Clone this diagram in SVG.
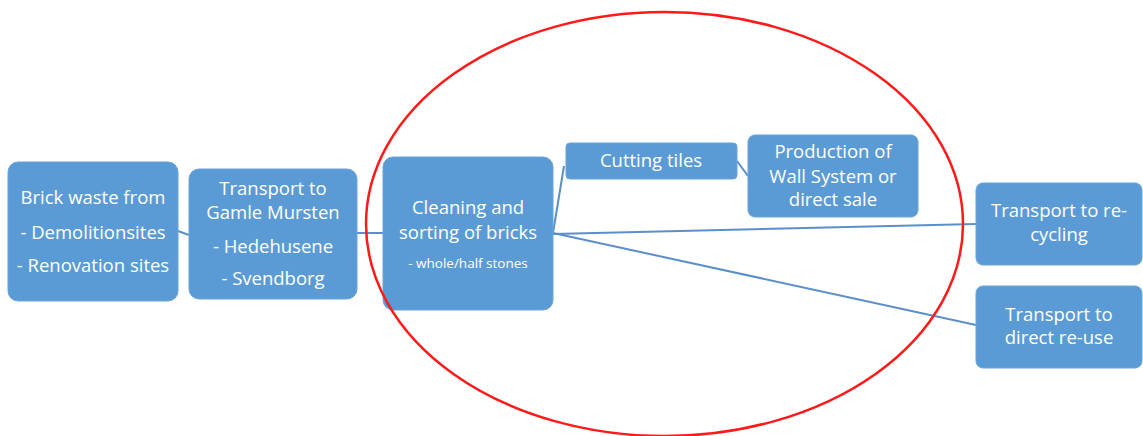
<svg xmlns="http://www.w3.org/2000/svg" width="1143" height="436" viewBox="0 0 1143 436">
<style>
.box{fill:#5b9bd5;stroke:#6aa4da;stroke-width:1}
.t{font-family:"Open Sans","Noto Sans",sans-serif;font-size:18.5px;fill:#ffffff;text-anchor:middle}
.s{font-size:13.5px}
.c{stroke:#5b8fc9;stroke-width:2;fill:none}
</style>
<rect width="1143" height="436" fill="#ffffff"/>
<g id="connectors">
<line class="c" x1="178" y1="231" x2="189" y2="235"/>
<line class="c" x1="357" y1="233" x2="383" y2="233"/>
<line class="c" x1="553" y1="233" x2="564" y2="166"/>
<line class="c" x1="737" y1="161" x2="748" y2="176"/>
<line class="c" x1="553" y1="234" x2="976" y2="224"/>
<line class="c" x1="553" y1="233" x2="976" y2="325"/>
</g>
<g id="n1"><rect class="box" x="8" y="162" width="170" height="139" rx="10"/>
<text class="t" x="93" y="204">Brick waste from</text>
<text class="t" x="93" y="239">- Demolitionsites</text>
<text class="t" x="93" y="272">- Renovation sites</text></g>
<g id="n2"><rect class="box" x="189" y="169" width="168" height="130" rx="10"/>
<text class="t" x="273" y="195">Transport to</text>
<text class="t" x="273" y="219">Gamle Mursten</text>
<text class="t" x="273" y="253">- Hedehusene</text>
<text class="t" x="273" y="285">- Svendborg</text></g>
<g id="n3"><rect class="box" x="383" y="157" width="170" height="153" rx="10"/>
<text class="t" x="468" y="214">Cleaning and</text>
<text class="t" x="468" y="239">sorting of bricks</text>
<text class="t s" x="468" y="268">- whole/half stones</text></g>
<g id="n4"><rect class="box" x="566" y="143" width="171" height="36" rx="4"/>
<text class="t" x="651" y="167">Cutting tiles</text></g>
<g id="n5"><rect class="box" x="748" y="135" width="170" height="82" rx="7"/>
<text class="t" x="833" y="158">Production of</text>
<text class="t" x="833" y="183">Wall System or</text>
<text class="t" x="833" y="206">direct sale</text></g>
<g id="n6"><rect class="box" x="976" y="183" width="166" height="82" rx="7"/>
<text class="t" x="1059" y="217">Transport to re-</text>
<text class="t" x="1059" y="241">cycling</text></g>
<g id="n7"><rect class="box" x="976" y="286" width="166" height="82" rx="7"/>
<text class="t" x="1059" y="321">Transport to</text>
<text class="t" x="1059" y="344">direct re-use</text></g>
<g id="highlight"><ellipse cx="664.5" cy="224" rx="298.5" ry="212" fill="none" stroke="#ff1a1a" stroke-width="2.5"/></g>
</svg>
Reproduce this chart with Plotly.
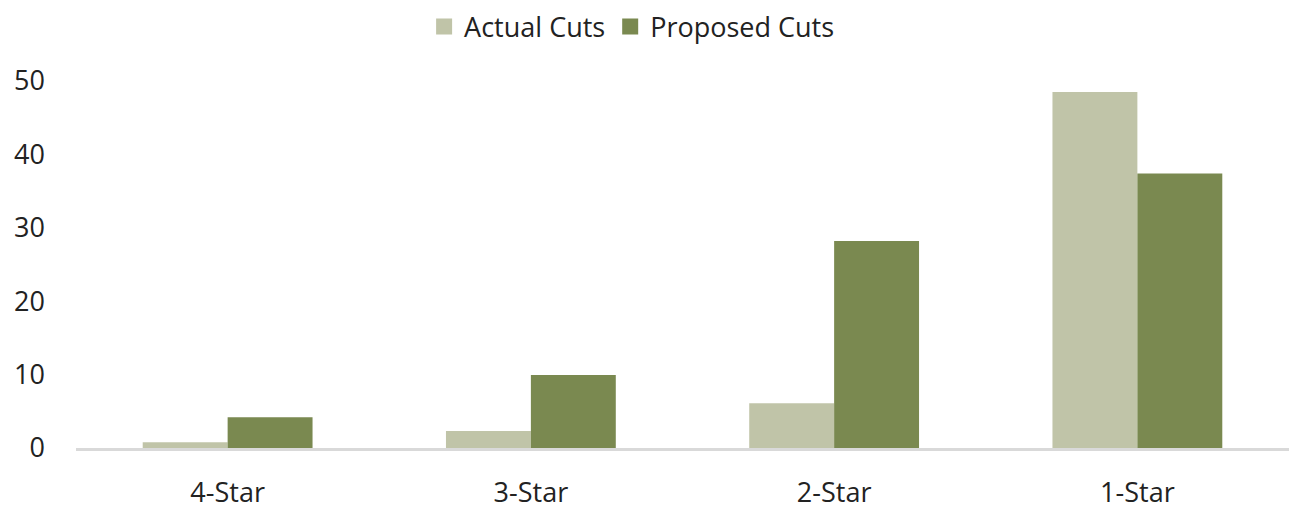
import plotly.graph_objects as go

categories = ["4-Star", "3-Star", "2-Star", "1-Star"]
actual_cuts = [0.8, 2.3, 6.1, 48.5]
proposed_cuts = [4.2, 9.95, 28.2, 37.4]
series_names = ["Actual Cuts", "Proposed Cuts"]
y_ticks = [0, 10, 20, 30, 40, 50]

c_actual = "#C0C4A8"
c_proposed = "#7A8950"
font_family = "Open Sans"
text_color = "#222222"

fig = go.Figure()
fig.add_trace(go.Bar(x=categories, y=actual_cuts, name=series_names[0],
                     marker=dict(color=c_actual, line=dict(width=0)), showlegend=False))
fig.add_trace(go.Bar(x=categories, y=proposed_cuts, name=series_names[1],
                     marker=dict(color=c_proposed, line=dict(width=0)), showlegend=False))
# legend entries with larger square swatches
for nm, col in zip(series_names, [c_actual, c_proposed]):
    fig.add_trace(go.Scatter(x=[None], y=[None], mode="markers", name=nm,
                             marker=dict(symbol="square", size=17, color=col),
                             showlegend=True))

fig.update_layout(
    width=1289, height=510,
    margin=dict(l=76, r=0, t=81, b=62),
    paper_bgcolor="white", plot_bgcolor="white",
    barmode="group", bargap=0.44, bargroupgap=0,
    font=dict(family=font_family, size=27, color=text_color),
    legend=dict(orientation="h", xref="container", yref="container",
                x=0.49, xanchor="center", y=1 - 27 / 510, yanchor="middle",
                font=dict(size=27, color=text_color), itemsizing="trace",
                bgcolor="rgba(0,0,0,0)"),
    xaxis=dict(showgrid=False, showline=True, linecolor="#D9D9D9", linewidth=2.5,
               ticks="", ticklabelstandoff=19, tickfont=dict(size=27), automargin=False),
    yaxis=dict(range=[0, 50], tickvals=y_ticks, showgrid=False, zeroline=False,
               showline=False, ticks="", ticklabelstandoff=30, tickfont=dict(size=27),
               automargin=False),
)

fig.write_html("out.html")
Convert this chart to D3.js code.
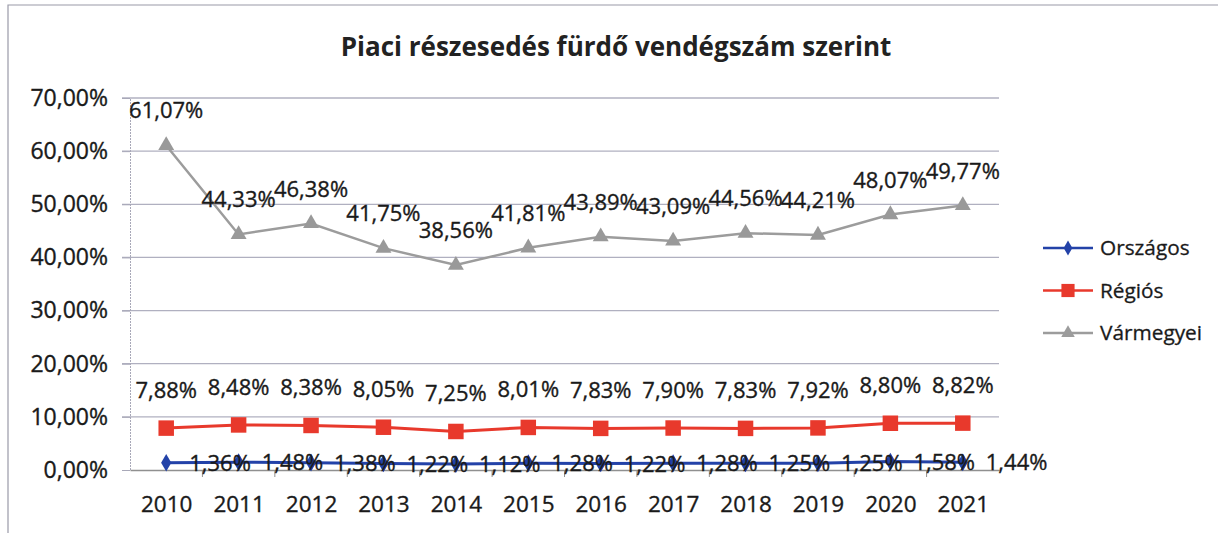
<!DOCTYPE html>
<html><head><meta charset="utf-8">
<script src="https://cdn.jsdelivr.net/npm/d3@7"></script>
<style>body{margin:0;background:#fff}svg{display:block}</style>
</head><body>
<svg id="chart" width="1225" height="533"></svg>
<script>
const years = ["2010","2011","2012","2013","2014","2015","2016","2017","2018","2019","2020","2021"];
const orszagos = [1.36,1.48,1.38,1.22,1.12,1.28,1.22,1.28,1.25,1.25,1.58,1.44];
const regios = [7.88,8.48,8.38,8.05,7.25,8.01,7.83,7.90,7.83,7.92,8.80,8.82];
const varmegyei = [61.07,44.33,46.38,41.75,38.56,41.81,43.89,43.09,44.56,44.21,48.07,49.77];
const yTicks = [0,10,20,30,40,50,60,70];
const seriesNames = ["Országos","Régiós","Vármegyei"];
const title = "Piaci részesedés fürdő vendégszám szerint";

const FONT = "'Open Sans', sans-serif";
const TXT = "#1a1a1a";
const svg = d3.select("#chart");
const fmt = v => v.toFixed(2).replace(".", ",") + "%";

// outer frame (top and left edges visible)
svg.append("path").attr("d","M8,545V5H1218")
  .attr("fill","none").attr("stroke","#9a9aa8").attr("stroke-width",1.2);

const x = d3.scalePoint().domain(years).range([130,999]).padding(0.5);
const y = d3.scaleLinear().domain([0,70]).range([470,98]);

// title
svg.append("text").attr("x",616).attr("y",56).attr("text-anchor","middle")
  .attr("font-family",FONT).attr("font-weight","bold").attr("font-size",26)
  .attr("fill","#222").text(title);

// gridlines
svg.append("g").selectAll("line").data(yTicks.filter(d=>d>0)).join("line")
  .attr("x1",122).attr("x2",999).attr("y1",d=>y(d)).attr("y2",d=>y(d))
  .attr("stroke","#b0b0c0").attr("stroke-width",1.3);

// y axis
const yAxis = d3.axisLeft(y).tickValues(yTicks).tickSize(8).tickPadding(14)
  .tickFormat(d => d.toFixed(2).replace(".", ",") + "%");
const gy = svg.append("g").attr("transform","translate(130,0)").call(yAxis);
gy.select(".domain").attr("stroke","#a8a8b8").attr("stroke-dasharray","2,1");
gy.selectAll(".tick line").attr("stroke","#a8a8b8");
gy.selectAll("text").attr("font-family",FONT).attr("font-size",23).attr("fill",TXT)
  .attr("stroke",TXT).attr("stroke-width",0.35);

// x axis
const xb = d3.scaleBand().domain(years).range([130,999]);
const xAxis = d3.axisBottom(x).tickSize(0).tickPadding(26);
const gx = svg.append("g").attr("transform","translate(0,470)").call(xAxis);
gx.select(".domain").attr("stroke","#909090").attr("stroke-width",1.3);
gx.selectAll("text").attr("font-family",FONT).attr("font-size",22.5).attr("fill",TXT)
  .attr("stroke",TXT).attr("stroke-width",0.35);
svg.append("g").selectAll("line").data(years.slice(1)).join("line")
  .attr("x1",d=>xb(d)).attr("x2",d=>xb(d)).attr("y1",470).attr("y2",477)
  .attr("stroke","#909090");

const line = d3.line().x((d,i)=>x(years[i])).y(d=>y(d));

function markerPath(type){
  if(type==="diamond") return d3.symbol().type(d3.symbolDiamond).size(90)();
  if(type==="square") return d3.symbol().type(d3.symbolSquare).size(240)();
  return d3.symbol().type(d3.symbolTriangle).size(110)();
}

const series = [
  {name:seriesNames[2], data:varmegyei, color:"#9c9c9c", w:2.5, m:"triangle", mcolor:"#999"},
  {name:seriesNames[1], data:regios, color:"#e8392c", w:3, m:"square", mcolor:"#e8392c"},
  {name:seriesNames[0], data:orszagos, color:"#2342a8", w:3, m:"diamond", mcolor:"#2342a8"}
];

series.forEach(s=>{
  svg.append("path").datum(s.data).attr("d",line).attr("fill","none")
    .attr("stroke",s.color).attr("stroke-width",s.w);
  svg.append("g").selectAll("path").data(s.data).join("path")
    .attr("d",markerPath(s.m))
    .attr("transform",(d,i)=>`translate(${x(years[i])},${y(d)})`)
    .attr("fill",s.mcolor);
});

// data labels
const lbl = (data, fn) => svg.append("g").selectAll("text").data(data).join("text")
  .attr("font-family",FONT).attr("font-size",22).attr("fill",TXT)
  .attr("stroke",TXT).attr("stroke-width",0.35).text(d=>fmt(d)).call(fn);

lbl(varmegyei, t=>t.attr("x",(d,i)=>x(years[i])).attr("y",d=>y(d)-27).attr("text-anchor","middle"));
lbl(regios, t=>t.attr("x",(d,i)=>x(years[i])).attr("y",d=>y(d)-30).attr("text-anchor","middle"));
lbl(orszagos, t=>t.attr("x",(d,i)=>x(years[i])+23).attr("y",d=>y(d)+8).attr("text-anchor","start"));

// legend
const legend = [
  {name:seriesNames[0], color:"#2342a8", m:"diamond"},
  {name:seriesNames[1], color:"#e8392c", m:"square"},
  {name:seriesNames[2], color:"#9c9c9c", m:"triangle"}
];
const lg = svg.append("g").selectAll("g").data(legend).join("g")
  .attr("transform",(d,i)=>`translate(1043,${248+i*42.5})`);
lg.append("line").attr("x1",0).attr("x2",50).attr("y1",0).attr("y2",0)
  .attr("stroke",d=>d.color).attr("stroke-width",2.5);
lg.append("path").attr("d",d=>markerPath(d.m)).attr("transform","translate(25,0) scale(0.85)")
  .attr("fill",d=>d.color);
lg.append("text").attr("x",57).attr("y",7).attr("font-family",FONT).attr("font-size",20.8)
  .attr("fill",TXT).attr("stroke",TXT).attr("stroke-width",0.3).text(d=>d.name);
</script>
</body></html>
=====
Each line that has the word "with" should be copied.

Reproduce this chart with Plotly.
# legend entries with larger square swatches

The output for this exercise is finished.